‘Euphoria and trauma’: Filmmaker Sutapa Biswas explores colonial histories in new solo show in Shoreditch
Shoreditch’s Autograph Gallery is set to host the London premiere of Lumen, a critically acclaimed film by artist Sutapa Biswas.
The 30-minute film, which can be viewed at the gallery for free from today until 4 June, explores the female experience as a vessel of social conscience.
India-born and UK-educated, Biswas’s art is informed by her interest in colonial histories and how they feed into stories about gender, race and class.
Exhibition curator Professor Mark Sealy said: “Sutapa Biswas is a pioneering artist confronting important questions of colonial and diasporic histories.
“Across Biswas’s work, memory, time, politics and history are compounded into a composite visual experience that challenges our present.
“Lumen is a visual journey that takes us all to a new place of contemplation and understanding.”
Lumen looks to highlight the butterfly effect of complicated colonial pasts, including their ramifications today and into the future.

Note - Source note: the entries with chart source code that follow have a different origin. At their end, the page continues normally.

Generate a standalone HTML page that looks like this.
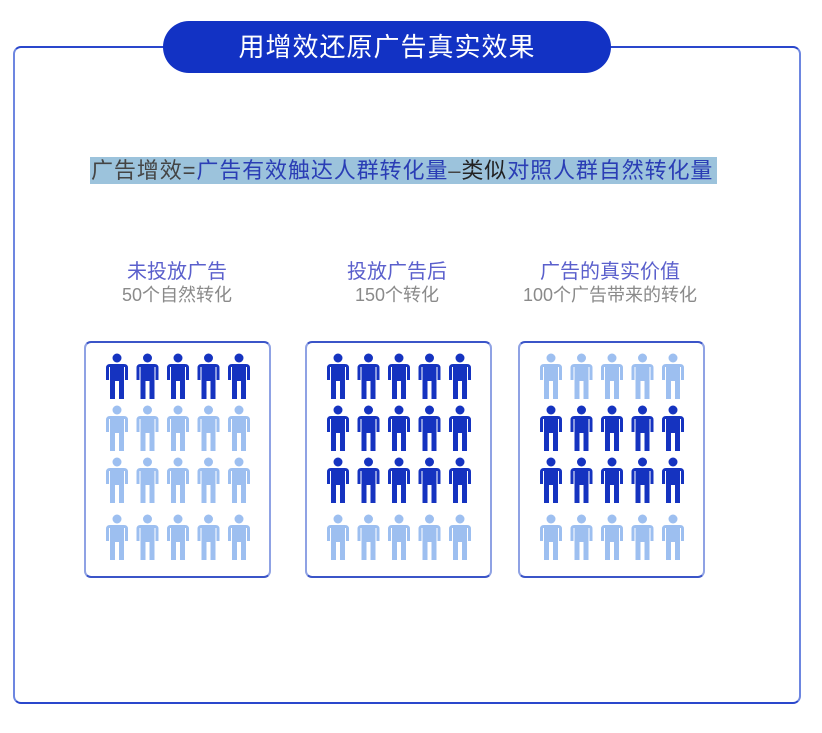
<!DOCTYPE html>
<html><head><meta charset="utf-8"><style>
body{margin:0;width:822px;height:733px;background:#fff;position:relative;font-family:"Liberation Sans","Noto Sans CJK SC",sans-serif;overflow:hidden}
.frame{position:absolute;left:13px;top:46px;width:784px;height:654px;border:2.5px solid #2a47cc;border-radius:8px;border-left-color:#6d86e0;border-right-color:#6d86e0}
.pill{position:absolute;left:163px;top:21px;width:448px;height:52px;border-radius:26px;background:#1232c4;color:#fff;font-size:26px;line-height:52px;text-align:center;letter-spacing:1px}
.formula{position:absolute;left:90px;top:157px;width:627px;height:27px;background:#9cc3dc;font-size:22px;line-height:27px;color:#444;white-space:nowrap;letter-spacing:0.9px;padding-left:1px;box-sizing:border-box}
.b{color:#2a3db5}.k{color:#222}
.h{position:absolute;width:240px;text-align:center;font-size:20px;color:#5a5fcc}
.s{position:absolute;width:240px;text-align:center;font-size:18px;color:#8a8a8a}
.box{position:absolute;top:341px;width:183px;height:233px;border:2px solid #3b55c8;border-radius:7px;border-left-color:#8fa2e4;border-right-color:#8fa2e4}
svg{position:absolute;left:0;top:0}
</style></head><body>
<div class="frame"></div>
<div class="pill">用增效还原广告真实效果</div>
<div class="formula">广告增效=<span class="b">广告有效触达人群转化量</span>–<span class="k">类似</span><span class="b">对照人群自然转化量</span></div>
<div class="h" style="left:57px;top:255px">未投放广告</div><div class="s" style="left:57px;top:281px">50个自然转化</div>
<div class="h" style="left:277px;top:255px">投放广告后</div><div class="s" style="left:277px;top:281px">150个转化</div>
<div class="h" style="left:490px;top:255px">广告的真实价值</div><div class="s" style="left:490px;top:281px">100个广告带来的转化</div>
<div class="box" style="left:84px"></div><div class="box" style="left:305px"></div><div class="box" style="left:518px"></div>
<svg width="822" height="733" id="s">
<defs><g id="p"><circle cx="11" cy="5" r="4.5"/><path d="M4 11h14q4 0 4 4v12h-3v-13h-1v32h-5v-18h-4v18h-5v-32h-1v13h-3v-12q0-4 4-4z"/></g></defs>
</svg>
<script>
var s=document.getElementById('s'),D='#1533c0',L='#9dbff0';
var boxes=[[106,[D,L,L,L]],[327,[D,D,D,L]],[540,[L,D,D,L]]];
var rows=[353,405,457,514];
boxes.forEach(function(b){for(var r=0;r<4;r++)for(var c=0;c<5;c++){var u=document.createElementNS('http://www.w3.org/2000/svg','use');u.setAttribute('href','#p');u.setAttribute('x',b[0]+c*30.5);u.setAttribute('y',rows[r]);u.setAttribute('fill',b[1][r]);s.appendChild(u);}});
</script>
</body></html>
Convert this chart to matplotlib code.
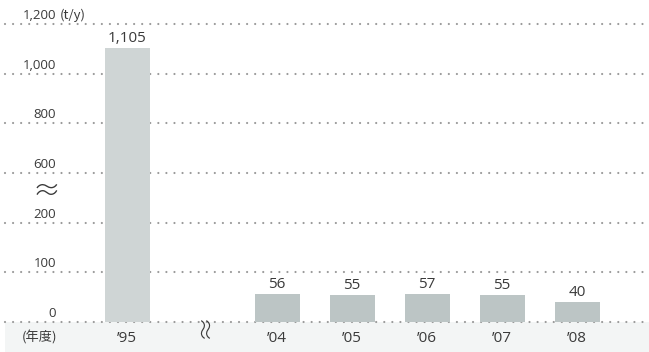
import numpy as np
import matplotlib
matplotlib.use("Agg")
import matplotlib.pyplot as plt
import matplotlib.transforms as mtransforms

plt.rcParams['font.family'] = ['Open Sans', 'Noto Sans CJK JP', 'DejaVu Sans']
plt.rcParams['lines.scale_dashes'] = False

# Data
years = ["'95", "'04", "'05", "'06", "'07", "'08"]
positions = [0, 2, 3, 4, 5, 6]
values = [1105, 56, 55, 57, 55, 40]
ytick_values = [0, 100, 200, 600, 800, 1000, 1200]
ytick_labels = ["0", "100", "200", "600", "800", "1,000", "1,200"]

# Broken (piecewise) value axis: each tick step gets equal height
tick_pos = np.arange(len(ytick_values), dtype=float)
def fwd(v):
    return np.interp(v, ytick_values, tick_pos)
def inv(p):
    return np.interp(p, tick_pos, ytick_values)

W, H = 649, 352
fig = plt.figure(figsize=(W / 100, H / 100), dpi=100)

# Bottom band behind everything
fig.patches.append(plt.Rectangle((5 / W, 0), 1, 30 / H, transform=fig.transFigure,
                                 facecolor='#f3f5f5', edgecolor='none', zorder=-5))

ax = fig.add_axes([5 / W, 30 / H, 644 / W, 298 / H])
ax.set_yscale('function', functions=(fwd, inv))
ax.set_ylim(0, 1200)
ax.set_xlim(-1.627, 6.96)
ax.axis('off')

text_col = '#3a3a3a'

# Dotted grid lines
for v in ytick_values:
    ax.axhline(v, color='#9a9a9a', linewidth=1.6, linestyle=(0, (0.01, 5.8)),
               dash_capstyle='round', zorder=1, clip_on=False)

# Bars
colors = ['#cfd5d5'] + ['#bcc5c5'] * (len(values) - 1)
bars = ax.bar(positions, values, width=0.6, color=colors, zorder=2)

# Value labels
for x, v in zip(positions, values):
    tr = mtransforms.offset_copy(ax.transData, fig=fig, x=0, y=6, units='dots')
    ax.text(x, v, f"{v:,}", transform=tr, ha='center', va='baseline',
            fontsize=11, color=text_col)

# Y tick labels
ylab_tr = mtransforms.blended_transform_factory(fig.transFigure, ax.transData)
for v, lab in zip(ytick_values, ytick_labels):
    tr = mtransforms.offset_copy(ylab_tr, fig=fig, x=0, y=5, units='dots')
    ax.text(56 / W, v, lab, transform=tr, ha='right', va='baseline',
            fontsize=9.5, color=text_col)
tr = mtransforms.offset_copy(ylab_tr, fig=fig, x=0, y=5, units='dots')
ax.text(60 / W, 1200, "(t/y)", transform=tr, ha='left', va='baseline',
        fontsize=9.5, color=text_col, family=['Noto Sans CJK JP'])

# Axis break marks
fig.text(46 / W, 1 - 192 / H, "≈", ha='center', va='center', fontsize=20,
         color=text_col, family=['Noto Sans CJK JP'], fontweight='light')
xb_tr = mtransforms.blended_transform_factory(ax.transData, fig.transFigure)
ax.text(1.04, 1 - 325 / H, "≈", transform=xb_tr, ha='center', va='center',
        fontsize=18, rotation=90, color=text_col, family=['Noto Sans CJK JP'],
        fontweight='light')

# Category labels
for x, lab in zip(positions, years):
    ax.text(x, 1 - 339 / H, lab.replace("'", "’"), transform=xb_tr, ha='center',
            va='center', fontsize=11, color=text_col)
fig.text(57 / W, 1 - 338 / H, "(年度)", ha='right', va='center', fontsize=9.5,
         color=text_col, family=['Noto Sans CJK JP'])

fig.savefig("out.png", dpi=100)
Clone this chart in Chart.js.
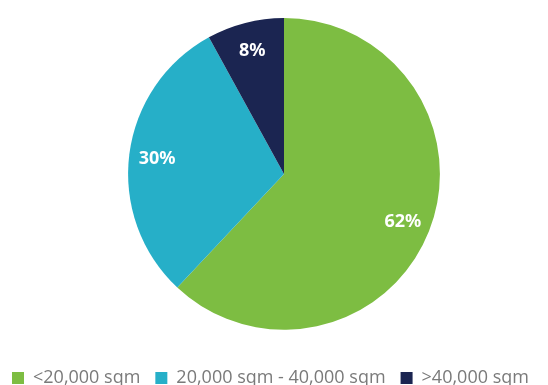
<!DOCTYPE html>
<html lang="en">
<head>
    <meta charset="UTF-8">
    <title>Floor area split</title>
    <script src="https://cdn.jsdelivr.net/npm/chart.js"></script>
    <style>
        html, body {
            margin: 0;
            padding: 0;
            background: #ffffff;
            overflow: hidden;
        }
        .chart-container {
            position: relative;
            margin-left: -3px;
            width: 574px;
            height: 397px;
        }
    </style>
</head>
<body>
    <div class="chart-container">
        <canvas id="areaChart"></canvas>
    </div>

    <script>
        const categories = ['<20,000 sqm', '20,000 sqm - 40,000 sqm', '>40,000 sqm'];
        const shares = [62, 30, 8];
        const sliceColors = ['#7dbd42', '#26afc8', '#1b2551'];

        // percentage labels drawn inside each slice
        const sliceLabels = {
            id: 'sliceLabels',
            afterDatasetsDraw(chart) {
                const ctx = chart.ctx;
                const meta = chart.getDatasetMeta(0);
                ctx.save();
                ctx.fillStyle = '#ffffff';
                ctx.font = 'bold 18px "Noto Sans", sans-serif';
                ctx.textAlign = 'center';
                ctx.textBaseline = 'middle';
                meta.data.forEach((arc, i) => {
                    const mid = (arc.startAngle + arc.endAngle) / 2;
                    const r = arc.outerRadius * 0.82;
                    const x = arc.x + Math.cos(mid) * r;
                    const y = arc.y + Math.sin(mid) * r;
                    ctx.fillText(shares[i] + '%', x, y + 1);
                });
                ctx.restore();
            }
        };

        new Chart(document.getElementById('areaChart'), {
            type: 'pie',
            data: {
                labels: categories,
                datasets: [{
                    data: shares,
                    backgroundColor: sliceColors,
                    borderWidth: 0
                }]
            },
            options: {
                responsive: true,
                maintainAspectRatio: false,
                animation: false,
                layout: {
                    padding: { top: 18, left: 0, right: 0, bottom: 0 }
                },
                plugins: {
                    tooltip: { enabled: false },
                    legend: {
                        position: 'bottom',
                        align: 'start',
                        title: {
                            display: true,
                            text: '',
                            font: { size: 1 },
                            padding: { top: 23, bottom: 0 }
                        },
                        labels: {
                            boxWidth: 12,
                            boxHeight: 12,
                            padding: 15,
                            color: '#7a7a7a',
                            font: { family: '"Open Sans", sans-serif', size: 18 }
                        }
                    }
                }
            },
            plugins: [sliceLabels]
        });
    </script>
</body>
</html>
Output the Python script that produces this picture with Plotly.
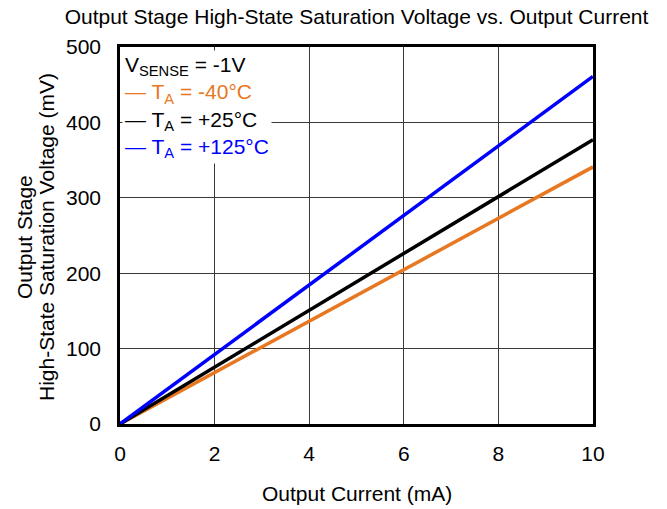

The critically acclaimed film, commissioned in partnership with Film and Video Umbrella, opens with the story of a baby emerging from a womb and ends with the female protagonist setting out on a journey across uncharted waters.
The work is inspired by Biswas’s journey by ship with her family from Mumbai to Dover in the 1960s. It brings these memories to light and remembers the lived experiences of the artist’s mother and grandmother, told through a monologue read by actress Natasha Patel.
Steven Bode, director at Film and Video Umbrella, said: “Lumen is the name for a unit of light – a gradient of radiance. It is also an anatomical term for a bodily cavity or conduit, such as an artery, along which blood flows.
“These two meanings converge in the metaphor of ‘light at the end of a tunnel’ – an expression that helps light a way into Sutapa Biswas’s film Lumen, setting the scene for its fluctuations of clarity and darkness, its alternating states of euphoria and trauma, its lurches between poetry and pathology.”